Hi, I would like to add another example of this error, in hopes of it being helpful in finding a solution. I am using ncbi datasets version 16.31.0. I was trying to download Streptococcus genomic sequences using the following command: datasets download genome taxon Streptococcus --include genome,gbff --reference

This results in the following outcome: Collecting 125 genome records [================================================] 100% 125/125 Downloading: ncbi_dataset.zip 273MB done Validating package files [==>---------------------------------------------] 9% 23/254 Error: Internal error (invalid zip archive). Please try again

On several attempts, the validation of the package files reaches 6 - 9 %.

I reran the command while including either genomes or gbff. When downloading genomes only (--include genome), the process finished successfully. When downloading gbff only (--include gbff) the process failed with the same Internal Error as mentioned above.

mverce avatar Oct 17 '24 13:10 mverce

Hi @mverce,

Thanks for your report.

I wasn't able to reproduce this error and we think you may have encountered a temporary problem.

If you don't mind trying this one more time, please add the --debug flag and report the Ncbi-phid value here so we can investigate further.
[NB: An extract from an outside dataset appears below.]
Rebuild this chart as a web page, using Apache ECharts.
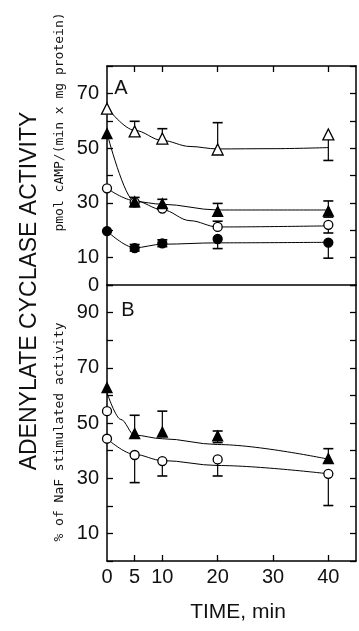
<!DOCTYPE html>
<html><head><meta charset="utf-8">
<script src="https://cdn.jsdelivr.net/npm/echarts@6/dist/echarts.min.js"></script>
<style>html,body{margin:0;padding:0;background:#fff}#c{width:359px;height:631px}</style>
</head><body><div id="c"></div>
<script>
// ---- data (time in min, activity) ----
const timeLabels = [0, 5, 10, 20, 30, 40];
const timeTicks = [5, 10, 20, 30, 40];
const yLabelsA = [0, 10, 30, 50, 70];
const yLabelsB = [10, 30, 50, 70, 90];

// Panel A points: [time, value, low, high]
const aOpenTri = [[0,64.4,64.4,64.4],[5,56.1,56.1,59.8],[10,53.5,53.5,57.1],[20,49.5,49.5,59.3],[40,55.0,45.5,55.0]];
const aFilledTri = [[0,55.3,55.3,55.3],[5,30.4,28.6,32.0],[10,29.7,27.8,31.3],[20,26.9,26.9,29.8],[40,27.0,24.8,30.7]];
const aOpenCirc = [[0,35.3,35.3,35.3],[5,30.2,30.2,30.2],[10,27.9,27.9,27.9],[20,21.2,21.2,23.3],[40,22.0,19.0,22.0]];
const aFilledCirc = [[0,19.7,19.7,19.7],[5,13.5,12.4,14.8],[10,15.2,14.0,16.5],[20,16.8,13.3,16.8],[40,15.5,9.8,15.5]];
// Panel A fitted curves
const aOpenTriCurve = [[0,64.8],[5,56.5],[10,52.8],[15,50.6],[20,49.7],[30,49.8],[40,50.2]];
const aFilledTriCurve = [[0,55.5],[5,30.5],[10,29.5],[20,27.4],[40,27.4]];
const aOpenCircCurve = [[0,35.3],[5,30.8],[10,27.5],[15,23.5],[20,21.2],[40,21.6]];
const aFilledCircCurve = [[0,19.7],[5,13.6],[10,14.9],[20,15.4],[40,15.6]];

// Panel B points
const bFilledTri = [[0,62.8,62.8,62.8],[5,46.2,46.2,52.8],[10,46.7,46.7,54.3],[20,45.3,42.9,47.1],[40,37.1,37.1,40.7]];
const bOpenCirc = [[0,54.3,54.3,54.3],[0,44.3,44.3,44.3],[5,38.4,28.4,38.4],[10,36.2,30.8,36.2],[20,36.8,30.8,36.8],[40,31.6,20.1,31.6]];
// Panel B fitted curves
const bFilledTriCurve = [[0,61.0],[2.5,51.3],[5,45.6],[10,44.3],[20,42.2],[40,36.9]];
const bOpenCircCurve = [[0,44.3],[5,38.6],[10,36.4],[20,34.6],[40,31.6]];

const FONT = 'Liberation Sans';
const chart = echarts.init(document.getElementById('c'), null, {renderer:'canvas'});

function errBars(data, xi, yi) {
  return {
    type:'custom', xAxisIndex:xi, yAxisIndex:yi, z:3, silent:true,
    data:data,
    encode:{x:0, y:1},
    renderItem:function(params, api){
      const t = api.value(0), v = api.value(1), lo = api.value(2), hi = api.value(3);
      const ch = [];
      const pv = api.coord([t, v]);
      const pl = api.coord([t, lo]);
      const ph = api.coord([t, hi]);
      const st = {stroke:'#000', lineWidth:1.2};
      if (hi > v) {
        ch.push({type:'line', shape:{x1:pv[0],y1:pv[1],x2:ph[0],y2:ph[1]}, style:st});
        ch.push({type:'line', shape:{x1:ph[0]-5,y1:ph[1],x2:ph[0]+5,y2:ph[1]}, style:{stroke:'#000', lineWidth:1.6}});
      }
      if (lo < v) {
        ch.push({type:'line', shape:{x1:pv[0],y1:pv[1],x2:pl[0],y2:pl[1]}, style:st});
        ch.push({type:'line', shape:{x1:pl[0]-5,y1:pl[1],x2:pl[0]+5,y2:pl[1]}, style:{stroke:'#000', lineWidth:1.6}});
      }
      return {type:'group', children:ch};
    }
  };
}
function curve(data, xi, yi) {
  return {type:'line', xAxisIndex:xi, yAxisIndex:yi, data:data, smooth:0.35, smoothMonotone:'x',
    showSymbol:false, symbol:'none', lineStyle:{color:'#000', width:1}, z:2, silent:true};
}
function pts(data, xi, yi, symbol, filled, size) {
  return {type:'scatter', xAxisIndex:xi, yAxisIndex:yi, data:data.map(d=>[d[0],d[1]]),
    symbol:symbol, symbolSize:size, z:5, silent:true,
    itemStyle:{color: filled ? '#000' : '#fff', borderColor:'#000', borderWidth:1.3, opacity:1}};
}

const axisLine = {show:true, onZero:false, lineStyle:{color:'#000', width:1.5}};
const labelStyle = {color:'#111', fontFamily:FONT, fontSize:20};

const option = {
  animation:false,
  backgroundColor:'#fff',
  grid:[
    {left:107, top:66, width:249, height:219},
    {left:107, top:285, width:249, height:276}
  ],
  xAxis:[
    {gridIndex:0, type:'value', min:0, max:45, position:'top', axisLine:axisLine,
      axisTick:{show:true, inside:true, length:6, customValues:timeTicks, lineStyle:{color:'#000', width:1.3}},
      axisLabel:{show:false}, splitLine:{show:false}},
    {gridIndex:1, type:'value', min:0, max:45, position:'bottom', axisLine:axisLine,
      axisTick:{show:true, inside:true, length:6, customValues:timeTicks, lineStyle:{color:'#000', width:1.3}},
      axisLabel:Object.assign({show:true, margin:6, customValues:timeLabels}, labelStyle), splitLine:{show:false}},
    {gridIndex:1, type:'value', min:0, max:45, position:'top', axisLine:axisLine,
      axisTick:{show:false}, axisLabel:{show:false}, splitLine:{show:false}}
  ],
  yAxis:[
    {gridIndex:0, type:'value', min:0, max:80, interval:10, position:'left', axisLine:axisLine,
      axisTick:{show:true, inside:true, length:6, lineStyle:{color:'#000', width:1.3}},
      axisLabel:Object.assign({show:true, margin:8, customValues:yLabelsA}, labelStyle), splitLine:{show:false}},
    {gridIndex:0, type:'value', min:0, max:80, interval:10, position:'right', axisLine:axisLine,
      axisTick:{show:true, inside:true, length:6, lineStyle:{color:'#000', width:1.3}},
      axisLabel:{show:false}, splitLine:{show:false}},
    {gridIndex:1, type:'value', min:0, max:100, interval:10, position:'left', axisLine:axisLine,
      axisTick:{show:true, inside:true, length:6, lineStyle:{color:'#000', width:1.3}},
      axisLabel:Object.assign({show:true, margin:8, customValues:yLabelsB}, labelStyle), splitLine:{show:false}},
    {gridIndex:1, type:'value', min:0, max:100, interval:10, position:'right', axisLine:axisLine,
      axisTick:{show:true, inside:true, length:6, lineStyle:{color:'#000', width:1.3}},
      axisLabel:{show:false}, splitLine:{show:false}}
  ],
  graphic:[
    {type:'text', x:30, y:291, rotation:Math.PI/2, style:{text:'ADENYLATE CYCLASE ACTIVITY', font:'23px "Liberation Sans"', fill:'#111', textAlign:'center', textVerticalAlign:'middle'}},
    {type:'text', x:60, y:122, rotation:Math.PI/2, style:{text:'pmol cAMP/(min x mg protein)', font:'13px "DejaVu Sans Mono"', fill:'#111', textAlign:'center', textVerticalAlign:'middle'}},
    {type:'text', x:60, y:432, rotation:Math.PI/2, style:{text:'% of NaF stimulated activity', font:'13px "DejaVu Sans Mono"', fill:'#111', textAlign:'center', textVerticalAlign:'middle'}},
    {type:'text', x:121, y:88, style:{text:'A', font:'20px "Liberation Sans"', fill:'#111', textAlign:'center', textVerticalAlign:'middle'}},
    {type:'text', x:128, y:310, style:{text:'B', font:'20px "Liberation Sans"', fill:'#111', textAlign:'center', textVerticalAlign:'middle'}},
    {type:'text', x:238, y:612, style:{text:'TIME, min', font:'21px "Liberation Sans"', fill:'#111', textAlign:'center', textVerticalAlign:'middle'}}
  ],
  series:[
    curve(aOpenTriCurve,0,0), curve(aFilledTriCurve,0,0), curve(aOpenCircCurve,0,0), curve(aFilledCircCurve,0,0),
    errBars(aOpenTri,0,0), errBars(aFilledTri,0,0), errBars(aOpenCirc,0,0), errBars(aFilledCirc,0,0),
    pts(aOpenTri,0,0,'triangle',false,11), pts(aOpenCirc,0,0,'circle',false,9),
    pts(aFilledTri,0,0,'triangle',true,10), pts(aFilledCirc,0,0,'circle',true,9),
    curve(bFilledTriCurve,1,2), curve(bOpenCircCurve,1,2),
    errBars(bFilledTri,1,2), errBars(bOpenCirc,1,2),
    pts(bOpenCirc,1,2,'circle',false,9), pts(bFilledTri,1,2,'triangle',true,10)
  ]
};
chart.setOption(option);
</script>
</body></html>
datasets download genome taxon Streptococcus --include gbff --reference --filename strep.zip --debug

Best, Eric

ericcox1 avatar Oct 17 '24 17:10 ericcox1

Hi @ericcox1,

I have tried it again with the commands that were problematic yesterday, as well as with your exact command (incl. --filename strep.zip), but the problem persists. The last Ncbi-Phid from the debug output is: 1CA6C01E4134F3592F685054.6.1

Thanks and best regards, Marko

mverce avatar Oct 18 '24 10:10 mverce

I tried the same command as Eric listed and can't reproduce

corneliusroemer avatar Oct 18 '24 17:10 corneliusroemer